Coup de blues à Chicago
Le Blues de Ma Rainey a ce souci de ne proposer rien d’autre qu’une mise en scène plate, au milieu d’un décor de murs de studios sans réel décor, lorsque la caméra ne sort pas quelques instants pour montrer un Chicago à la photographie numérique jaunâtre, qui tâche pour l’époque. Le plateau construit en actes, qui se terminent évidemment en dénouement dramatique. On est alors comme une petite souris au milieu des musiciens, à les écouter raconter leur vie en piquant peu à peu du nez, les voir disserter sur le monde, se questionner sur la croyance et l’intérêt d’un dieu, sur la place de l’homme de couleur dans une société américaine qui n’en a que pour l’individu blanc. Le propos dénonciateur de luttes raciales dans une Amérique du début du XXème siècle n’est en rien impactant, car rien n’est proprement impliquant. On attend simplement de savoir quand apparaitra le bout de fromage pour qu’il y ait un peu d’emballement et que la chaleur fasse suer l’écran face à ce sous-sol bien froid. Quand Viola Davis débarque en Ma Rainey, on voit une chanteuse au bout du rouleau, qui chante pour comprendre la vie mais qui semble blasée par cette dernière. Le Blues de Ma Rainey n’est finalement pas la musique qu’on entend peu, mais le blues de ces personnages profondément tristes, qui souffrent de l’inégalité et qui finissent par se retourner les uns contre les autres.

À la mémoire d’une panthère
Une prestation qu’on imagine forcément oscarisable pour la comédienne, grimée dans chaque recoin.
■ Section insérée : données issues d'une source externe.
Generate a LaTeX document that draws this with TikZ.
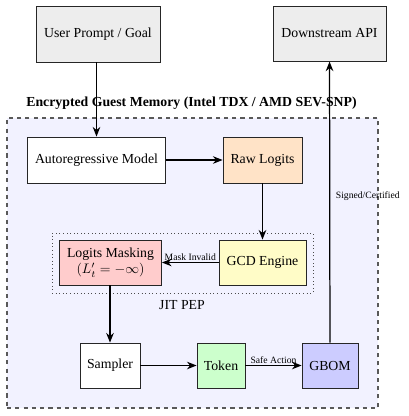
\documentclass[tikz,border=0pt]{standalone}
\usepackage{fontspec}
\setmainfont{Liberation Serif}
\usetikzlibrary{arrows.meta}
\begin{document}
\begin{tikzpicture}[x=0.725pt,y=-0.725pt,
  box/.style={draw=black!85,line width=0.6pt,minimum height=32.6pt,inner sep=2pt,font=\fontsize{10}{12}\selectfont,align=center},
  arr/.style={line width=0.9pt,-{Stealth[length=7pt,width=5.5pt]}},
  lbl/.style={font=\fontsize{7}{8}\selectfont,inner sep=1pt}]
\useasboundingbox (0,0) rectangle (409,416);
% enclosure
\node[draw=black!65,dashed,line width=0.9pt,fill=blue!5,minimum width=269pt,minimum height=210.3pt,inner sep=0pt] (encl) at (192.5,263) {};
\node[font=\bfseries\fontsize{10}{12}\selectfont,inner sep=0pt] (title) at (191.5,103) {Encrypted Guest Memory (Intel TDX / AMD SEV-SNP)};
% JIT PEP dotted box
\node[draw=black!70,dotted,line width=0.6pt,minimum width=189.2pt,minimum height=43.5pt,inner sep=0pt] (pep) at (182.5,263) {};
\node[font=\fontsize{10}{12}\selectfont,inner sep=0pt] (peplbl) at (182,305) {JIT PEP};
% nodes
\node[box,fill=black!7,minimum width=89.9pt,minimum height=40.6pt] (user) at (98,34) {User Prompt / Goal};
\node[box,fill=black!7,minimum width=82pt,minimum height=40pt] (down) at (329.5,33.5) {Downstream API};
\node[box,fill=white,minimum width=100pt,minimum height=33.4pt] (auto) at (96.5,160) {Autoregressive Model};
\node[box,fill=orange!22,minimum width=57.3pt,minimum height=33.4pt] (raw) at (262.5,160) {Raw Logits};
\node[box,fill=red!20,minimum width=74pt,inner sep=1pt] (mask) at (110.5,262.5) {Logits Masking\\$(L'_t=-\infty)$};
\node[box,fill=yellow!22,minimum width=63pt] (gcd) at (262.5,262.5) {GCD Engine};
\node[box,fill=white,minimum width=43.5pt] (samp) at (110,365.5) {Sampler};
\node[box,fill=green!20,minimum width=34.8pt] (tok) at (221,365.5) {Token};
\node[box,fill=blue!20,minimum width=40.6pt] (gbom) at (330,365.5) {GBOM};
% connectors
\draw[arr] (user.south -| auto.north) -- (auto.north);
\draw[arr] (auto) -- (raw);
\draw[arr] (raw) -- (gcd);
\draw[arr] (gcd) -- node[lbl,above] {Mask Invalid} (mask);
\draw[arr] (mask.south -| samp.north) -- (samp.north);
\draw[arr] (samp) -- (tok);
\draw[arr] (tok) -- node[lbl,above] {Safe Action} (gbom);
\draw[arr] (gbom) -- node[lbl,right,pos=0.52,xshift=3pt] {Signed/Certified} (down);
\end{tikzpicture}
\end{document}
Celle de la performance, se glisser dans la peau d’un individu, en reprendre les mimiques, les gestes, l’intonation… Quitte à agacer, surjouer et en oublier son rôle d’actrice au naturel, surtout quand on est au demeurant brillante. Au milieu du grabuge, Chadwick Boseman tire son épingle du jeu, comme souvent. Il est le moteur de tout ce qui se passe et de l’intrigue. Sous les traits de l’ambitieux trompettiste Levee, heureux de pouvoir s’acheter une nouvelle paire de chaussures, il rappelle ô combien Hollywood demeure désormais orphelin d’un talent. Bien plus que l’image d’un Black Panther et le symbole qu’il représente perdu dans un gloubiboulga marvelisé, il capture les regards d’un charisme certain et d’une énergie fiévreuse. Les mâchoires de la bande de Luke Evans dans Message from the King de Fabrice du Welz, se souviennent encore de la fureur des poings vengeurs de Jacob.
Du Blues de Ma Rainey, on ne retient seulement la dernière apparition de Chadwick Boseman. Le reste n’est qu’anecdotique, paresseux, le produit pour honorer un contrat signé et se glisser parmi les machines à prix d’interprétations. Il y avait tellement mieux à faire et raconter… La dramaturgie théâtrale ne fait pas forcément une réussite de cinéma. Au mieux un téléfilm triste et inavoué.
Le Blues de Ma Rainey, de George C. Wolfe. Avec, Viola Davis, Chadwick Boseman, Colman Domingo… 1h34.